## Challenge
Begin at the line containing "Write a Python" in the entries below and end at the line containing "import plotly.graph_objects as go"; transcribe that range exactly and nothing outside it.
*****
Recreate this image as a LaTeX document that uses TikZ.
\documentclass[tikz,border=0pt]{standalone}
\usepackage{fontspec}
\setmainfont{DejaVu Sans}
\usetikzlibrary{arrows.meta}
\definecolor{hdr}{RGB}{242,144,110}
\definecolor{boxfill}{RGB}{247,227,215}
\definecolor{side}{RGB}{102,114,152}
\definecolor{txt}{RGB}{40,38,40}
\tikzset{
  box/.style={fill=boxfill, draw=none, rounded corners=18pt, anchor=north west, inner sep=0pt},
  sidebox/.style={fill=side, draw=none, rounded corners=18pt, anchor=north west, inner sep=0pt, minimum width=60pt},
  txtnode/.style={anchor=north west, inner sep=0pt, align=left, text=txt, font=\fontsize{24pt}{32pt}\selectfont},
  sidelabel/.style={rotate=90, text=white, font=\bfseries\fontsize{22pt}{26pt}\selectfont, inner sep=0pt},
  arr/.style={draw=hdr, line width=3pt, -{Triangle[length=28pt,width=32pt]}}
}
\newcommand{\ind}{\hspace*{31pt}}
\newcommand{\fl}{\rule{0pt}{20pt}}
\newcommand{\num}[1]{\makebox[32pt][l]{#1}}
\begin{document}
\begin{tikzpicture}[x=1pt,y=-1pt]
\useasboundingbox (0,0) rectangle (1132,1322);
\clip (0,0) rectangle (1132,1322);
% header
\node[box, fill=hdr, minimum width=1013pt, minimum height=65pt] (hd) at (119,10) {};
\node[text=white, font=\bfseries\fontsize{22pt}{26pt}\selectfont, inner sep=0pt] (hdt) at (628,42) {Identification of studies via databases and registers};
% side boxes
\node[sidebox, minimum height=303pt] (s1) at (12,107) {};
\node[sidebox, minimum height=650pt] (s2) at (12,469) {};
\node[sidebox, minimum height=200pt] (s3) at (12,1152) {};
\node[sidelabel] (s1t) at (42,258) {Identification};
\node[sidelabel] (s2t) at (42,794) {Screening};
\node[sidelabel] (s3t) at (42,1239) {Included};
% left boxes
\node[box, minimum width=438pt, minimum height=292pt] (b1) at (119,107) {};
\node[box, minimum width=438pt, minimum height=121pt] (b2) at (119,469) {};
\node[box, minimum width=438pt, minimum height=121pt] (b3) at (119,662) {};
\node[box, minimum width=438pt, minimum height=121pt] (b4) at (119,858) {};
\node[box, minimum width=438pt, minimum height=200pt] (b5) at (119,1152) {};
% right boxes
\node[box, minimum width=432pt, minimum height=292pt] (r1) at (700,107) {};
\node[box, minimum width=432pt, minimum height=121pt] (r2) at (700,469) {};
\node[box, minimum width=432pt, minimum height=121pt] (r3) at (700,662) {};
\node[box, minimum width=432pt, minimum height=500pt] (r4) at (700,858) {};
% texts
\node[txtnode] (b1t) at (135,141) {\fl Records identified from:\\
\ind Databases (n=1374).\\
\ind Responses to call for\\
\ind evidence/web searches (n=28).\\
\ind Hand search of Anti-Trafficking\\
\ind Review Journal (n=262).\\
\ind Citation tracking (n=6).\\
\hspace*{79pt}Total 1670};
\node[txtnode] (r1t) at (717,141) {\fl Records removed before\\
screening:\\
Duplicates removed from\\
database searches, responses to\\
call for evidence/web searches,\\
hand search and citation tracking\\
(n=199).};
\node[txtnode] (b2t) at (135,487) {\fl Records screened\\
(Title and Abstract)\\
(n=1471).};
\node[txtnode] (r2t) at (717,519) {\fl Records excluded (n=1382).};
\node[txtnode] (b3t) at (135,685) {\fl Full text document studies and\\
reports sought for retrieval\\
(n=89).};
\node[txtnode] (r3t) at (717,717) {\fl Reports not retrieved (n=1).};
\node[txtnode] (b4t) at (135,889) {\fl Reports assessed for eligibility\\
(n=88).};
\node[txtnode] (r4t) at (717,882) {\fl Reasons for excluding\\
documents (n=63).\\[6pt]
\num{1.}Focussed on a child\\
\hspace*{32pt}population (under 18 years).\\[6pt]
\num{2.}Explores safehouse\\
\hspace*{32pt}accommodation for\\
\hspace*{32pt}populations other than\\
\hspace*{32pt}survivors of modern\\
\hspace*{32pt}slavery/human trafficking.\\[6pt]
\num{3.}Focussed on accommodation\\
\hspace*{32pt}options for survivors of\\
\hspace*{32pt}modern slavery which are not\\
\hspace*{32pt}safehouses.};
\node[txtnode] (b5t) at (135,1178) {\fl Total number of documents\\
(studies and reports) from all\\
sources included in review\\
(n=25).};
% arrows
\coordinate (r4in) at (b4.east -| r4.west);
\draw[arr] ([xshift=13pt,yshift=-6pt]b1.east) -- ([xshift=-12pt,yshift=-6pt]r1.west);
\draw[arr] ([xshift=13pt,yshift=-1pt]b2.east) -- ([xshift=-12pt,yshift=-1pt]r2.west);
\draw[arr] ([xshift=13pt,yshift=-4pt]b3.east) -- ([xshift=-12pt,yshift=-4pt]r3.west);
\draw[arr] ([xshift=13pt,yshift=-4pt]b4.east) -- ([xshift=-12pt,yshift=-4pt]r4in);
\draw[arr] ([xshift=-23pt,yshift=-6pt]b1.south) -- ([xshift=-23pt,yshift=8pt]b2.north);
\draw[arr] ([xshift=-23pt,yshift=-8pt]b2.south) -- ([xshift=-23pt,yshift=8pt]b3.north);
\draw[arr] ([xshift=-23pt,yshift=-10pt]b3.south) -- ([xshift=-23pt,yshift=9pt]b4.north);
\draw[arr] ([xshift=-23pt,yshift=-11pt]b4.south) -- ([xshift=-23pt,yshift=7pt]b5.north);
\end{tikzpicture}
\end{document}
*****
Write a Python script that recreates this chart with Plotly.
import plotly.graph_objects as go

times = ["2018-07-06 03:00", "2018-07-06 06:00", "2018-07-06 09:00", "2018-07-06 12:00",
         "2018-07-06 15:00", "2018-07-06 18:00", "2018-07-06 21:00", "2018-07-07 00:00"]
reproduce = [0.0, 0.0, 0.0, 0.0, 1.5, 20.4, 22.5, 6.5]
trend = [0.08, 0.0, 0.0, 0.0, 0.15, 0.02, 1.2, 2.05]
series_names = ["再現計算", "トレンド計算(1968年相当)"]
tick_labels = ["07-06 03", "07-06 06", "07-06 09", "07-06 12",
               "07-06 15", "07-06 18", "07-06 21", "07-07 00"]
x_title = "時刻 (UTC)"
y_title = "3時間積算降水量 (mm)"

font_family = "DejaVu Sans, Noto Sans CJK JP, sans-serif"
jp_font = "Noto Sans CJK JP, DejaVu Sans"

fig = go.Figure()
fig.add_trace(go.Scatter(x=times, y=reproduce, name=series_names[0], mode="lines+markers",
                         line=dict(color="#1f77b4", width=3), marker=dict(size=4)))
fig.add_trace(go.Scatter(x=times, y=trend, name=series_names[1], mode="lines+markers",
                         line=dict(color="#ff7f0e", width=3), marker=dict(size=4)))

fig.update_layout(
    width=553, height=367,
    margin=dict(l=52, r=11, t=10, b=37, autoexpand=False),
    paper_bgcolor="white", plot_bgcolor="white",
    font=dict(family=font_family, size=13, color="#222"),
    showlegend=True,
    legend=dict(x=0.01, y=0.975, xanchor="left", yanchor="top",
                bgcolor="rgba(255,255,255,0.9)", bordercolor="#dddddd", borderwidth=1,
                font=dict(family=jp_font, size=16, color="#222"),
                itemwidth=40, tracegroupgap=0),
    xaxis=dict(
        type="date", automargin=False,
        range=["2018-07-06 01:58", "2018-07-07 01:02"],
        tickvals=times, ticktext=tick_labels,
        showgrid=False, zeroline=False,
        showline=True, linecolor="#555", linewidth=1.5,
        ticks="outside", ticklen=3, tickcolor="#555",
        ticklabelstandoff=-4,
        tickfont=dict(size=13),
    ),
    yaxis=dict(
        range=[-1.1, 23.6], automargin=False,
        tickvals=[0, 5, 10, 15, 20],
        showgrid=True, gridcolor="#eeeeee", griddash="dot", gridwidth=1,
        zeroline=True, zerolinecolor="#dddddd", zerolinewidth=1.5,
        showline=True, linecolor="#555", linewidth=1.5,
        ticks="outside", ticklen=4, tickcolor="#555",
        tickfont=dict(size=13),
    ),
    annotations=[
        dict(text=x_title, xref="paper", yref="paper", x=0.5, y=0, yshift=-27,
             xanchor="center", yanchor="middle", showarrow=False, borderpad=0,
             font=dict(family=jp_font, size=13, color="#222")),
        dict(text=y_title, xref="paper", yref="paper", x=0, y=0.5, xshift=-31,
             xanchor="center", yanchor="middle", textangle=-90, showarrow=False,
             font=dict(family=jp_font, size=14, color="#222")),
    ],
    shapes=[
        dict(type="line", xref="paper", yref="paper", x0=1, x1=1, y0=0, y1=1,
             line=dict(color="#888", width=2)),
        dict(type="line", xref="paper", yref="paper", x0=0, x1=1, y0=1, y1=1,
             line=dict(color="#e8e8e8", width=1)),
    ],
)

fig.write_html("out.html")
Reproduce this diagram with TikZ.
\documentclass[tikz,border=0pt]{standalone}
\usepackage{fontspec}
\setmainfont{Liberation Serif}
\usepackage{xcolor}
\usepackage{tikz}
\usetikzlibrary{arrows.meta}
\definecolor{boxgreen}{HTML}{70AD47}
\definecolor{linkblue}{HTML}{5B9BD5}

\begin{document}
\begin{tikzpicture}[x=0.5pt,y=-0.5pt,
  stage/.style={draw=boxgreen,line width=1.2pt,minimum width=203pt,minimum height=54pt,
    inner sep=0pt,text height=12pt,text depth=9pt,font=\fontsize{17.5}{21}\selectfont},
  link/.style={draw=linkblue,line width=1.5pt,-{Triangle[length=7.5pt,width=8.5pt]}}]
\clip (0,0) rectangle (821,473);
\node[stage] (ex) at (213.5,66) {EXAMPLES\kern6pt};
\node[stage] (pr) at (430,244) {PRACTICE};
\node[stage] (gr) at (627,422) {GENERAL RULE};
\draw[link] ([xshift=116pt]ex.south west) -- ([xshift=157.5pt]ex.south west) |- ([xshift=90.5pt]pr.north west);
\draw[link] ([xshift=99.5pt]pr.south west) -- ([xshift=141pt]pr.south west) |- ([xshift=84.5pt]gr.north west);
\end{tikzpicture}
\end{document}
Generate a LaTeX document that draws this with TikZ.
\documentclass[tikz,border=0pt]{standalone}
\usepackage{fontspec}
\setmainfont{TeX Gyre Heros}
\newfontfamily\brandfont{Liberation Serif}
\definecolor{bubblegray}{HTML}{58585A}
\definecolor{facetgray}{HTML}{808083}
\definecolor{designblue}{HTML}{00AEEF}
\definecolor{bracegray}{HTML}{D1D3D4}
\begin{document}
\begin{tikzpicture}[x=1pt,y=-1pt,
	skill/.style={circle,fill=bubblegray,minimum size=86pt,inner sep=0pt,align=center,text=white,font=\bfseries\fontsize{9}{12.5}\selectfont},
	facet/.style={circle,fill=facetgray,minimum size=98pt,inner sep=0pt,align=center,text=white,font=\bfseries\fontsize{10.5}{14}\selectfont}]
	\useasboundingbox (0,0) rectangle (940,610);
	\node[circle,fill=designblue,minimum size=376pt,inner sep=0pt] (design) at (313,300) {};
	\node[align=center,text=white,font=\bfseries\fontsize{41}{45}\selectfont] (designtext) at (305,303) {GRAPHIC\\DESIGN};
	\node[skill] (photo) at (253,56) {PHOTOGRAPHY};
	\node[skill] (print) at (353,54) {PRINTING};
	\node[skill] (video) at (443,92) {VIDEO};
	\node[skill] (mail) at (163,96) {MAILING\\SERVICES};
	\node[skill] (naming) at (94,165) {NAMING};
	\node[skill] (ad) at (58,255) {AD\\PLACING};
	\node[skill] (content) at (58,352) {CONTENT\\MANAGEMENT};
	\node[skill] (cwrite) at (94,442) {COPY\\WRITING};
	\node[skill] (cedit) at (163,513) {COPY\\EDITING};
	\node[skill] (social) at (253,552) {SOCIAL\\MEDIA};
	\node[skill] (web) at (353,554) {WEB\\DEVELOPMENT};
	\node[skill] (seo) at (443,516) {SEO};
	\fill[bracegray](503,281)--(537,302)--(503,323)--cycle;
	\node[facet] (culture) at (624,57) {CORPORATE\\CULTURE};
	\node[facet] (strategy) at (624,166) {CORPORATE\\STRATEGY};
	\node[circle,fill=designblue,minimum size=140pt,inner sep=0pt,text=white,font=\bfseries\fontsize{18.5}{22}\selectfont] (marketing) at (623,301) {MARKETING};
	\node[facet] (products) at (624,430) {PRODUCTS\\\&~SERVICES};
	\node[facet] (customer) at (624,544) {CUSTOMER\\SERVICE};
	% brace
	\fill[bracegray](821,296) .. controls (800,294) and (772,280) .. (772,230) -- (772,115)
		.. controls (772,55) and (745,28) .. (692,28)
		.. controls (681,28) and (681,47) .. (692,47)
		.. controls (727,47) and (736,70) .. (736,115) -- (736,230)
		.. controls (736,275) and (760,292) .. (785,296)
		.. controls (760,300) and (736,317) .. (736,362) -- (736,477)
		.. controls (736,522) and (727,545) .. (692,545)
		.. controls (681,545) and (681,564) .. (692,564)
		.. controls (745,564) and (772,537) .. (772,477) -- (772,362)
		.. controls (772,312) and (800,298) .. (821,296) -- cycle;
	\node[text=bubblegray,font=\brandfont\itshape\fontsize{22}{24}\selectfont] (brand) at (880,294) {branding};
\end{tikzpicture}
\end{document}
*****
## Solved problem
Write a Python script that recreates this chart with Plotly.
import plotly.graph_objects as go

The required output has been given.